Nach diesem Tag, nach diesen Unterschriften von Aachen wird man Emmanuel Macron und Angela Merkel noch vieles vorwerfen können, aber eines nicht: dass sie den Ernst der Lage verkannt hätten. Der Präsident Frankreichs und die Kanzlerin Deutschlands haben der Versuchung widerstanden, die Zeremonie zur Unterzeichnung ihres Vertrages zum Anlass zu nehmen für wolkige Verkündungen. Stattdessen haben sie ein handfestes gemeinsames Gelöbnis abgelegt. Sie haben sich zur Verantwortung Frankreichs und Deutschlands bekannt für ein Europa, das bedroht von außen wie von innen in existenzieller Gefahr schwebt. So sehr um jedes Wort im Vertrag von Aachen, der nach 56 Jahren anknüpft an den Élysée-Vertrag, gerungen worden sein mag, so wenig kommt es auf jede Einzelheit an. Entscheidend wird nun sein, was Deutsche und Franzosen aus ihrer erkannten Verantwortung machen.

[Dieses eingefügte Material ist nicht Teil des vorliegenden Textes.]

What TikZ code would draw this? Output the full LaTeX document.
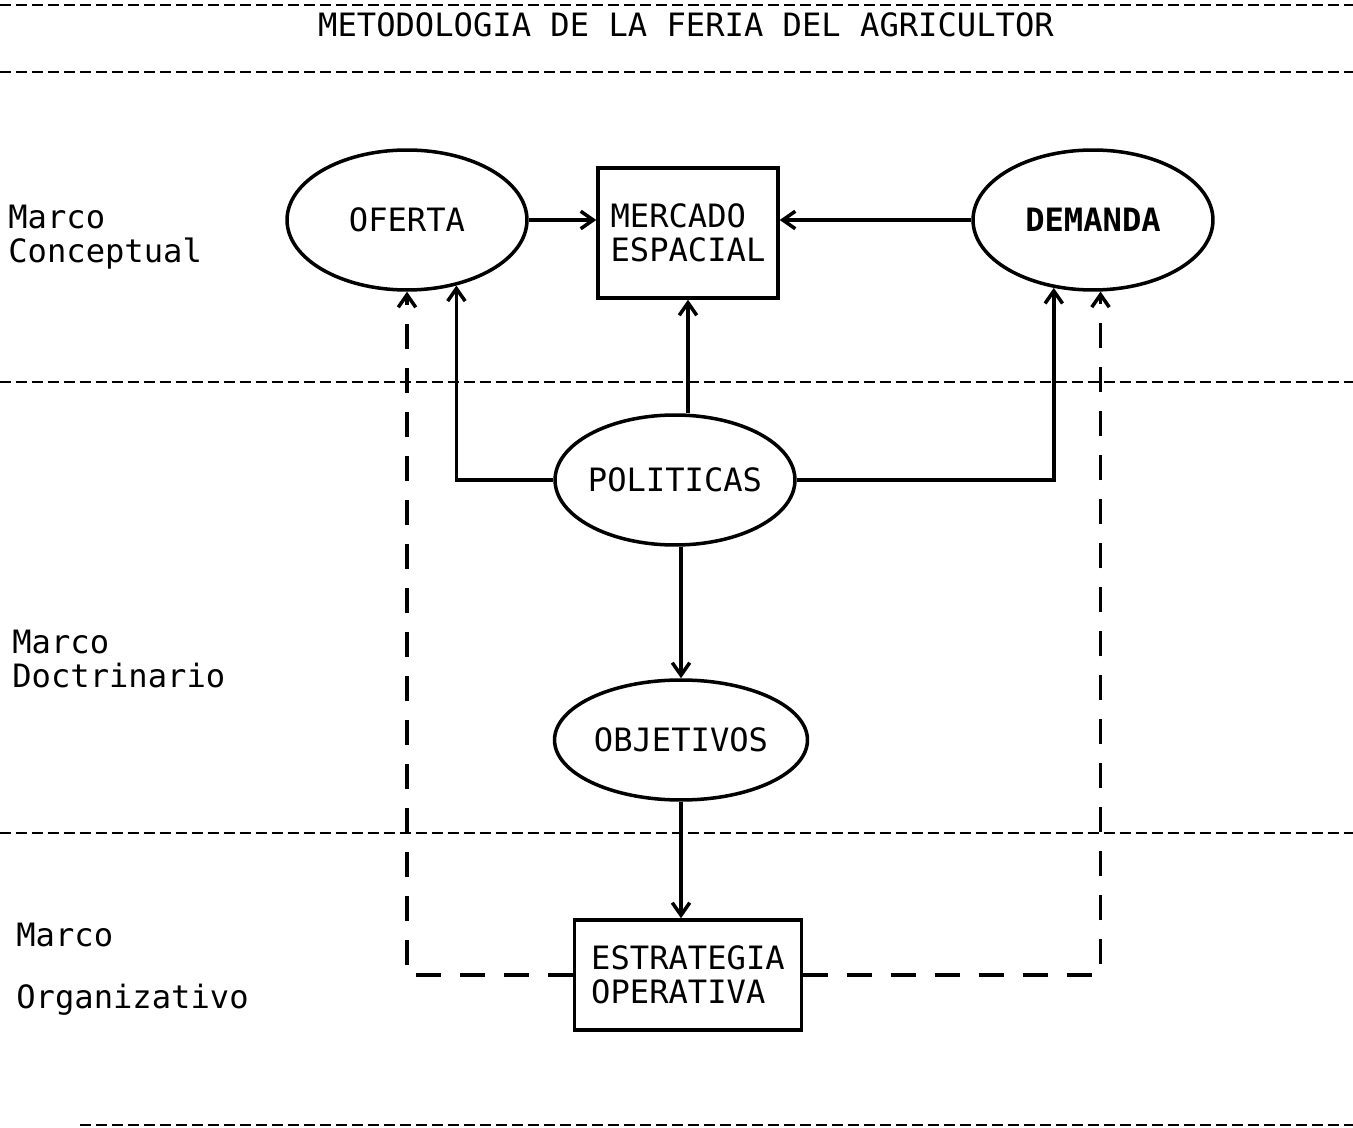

Macron hat in Aachen einen Weg gewiesen, der geradezu selbstverständlich zum Ziel zu führen scheint. Jeder Schritt, den Deutsche und Franzosen sich aufeinander zubewegten, verringere die Distanz, sagte er. Das ist richtig, beschreibt aber auch das Problem in einer auf vielfältige Weise auseinanderstrebenden Europäischen Union. Jeder Schritt, der Deutsche und Franzosen einander näher bringt, kann sie gemeinsam entfernen von anderen Ländern. Über Jahrzehnte haben Deutschland und Frankreich die europäische Einigung vorangetrieben. Der Vertrag von Aachen soll diesen Antrieb modernisieren und leistungsfähiger machen. Deutsche und Franzosen schaffen darin neue Institutionen, verpflichten sich zu noch engeren Absprachen. Daran ist nichts per se verkehrt - aber in der EU der 28 und von Ende März an wohl der 27 auch nichts automatisch richtig. Für die Ausrichter der Feier von Aachen spricht, dass sie das erkannt haben.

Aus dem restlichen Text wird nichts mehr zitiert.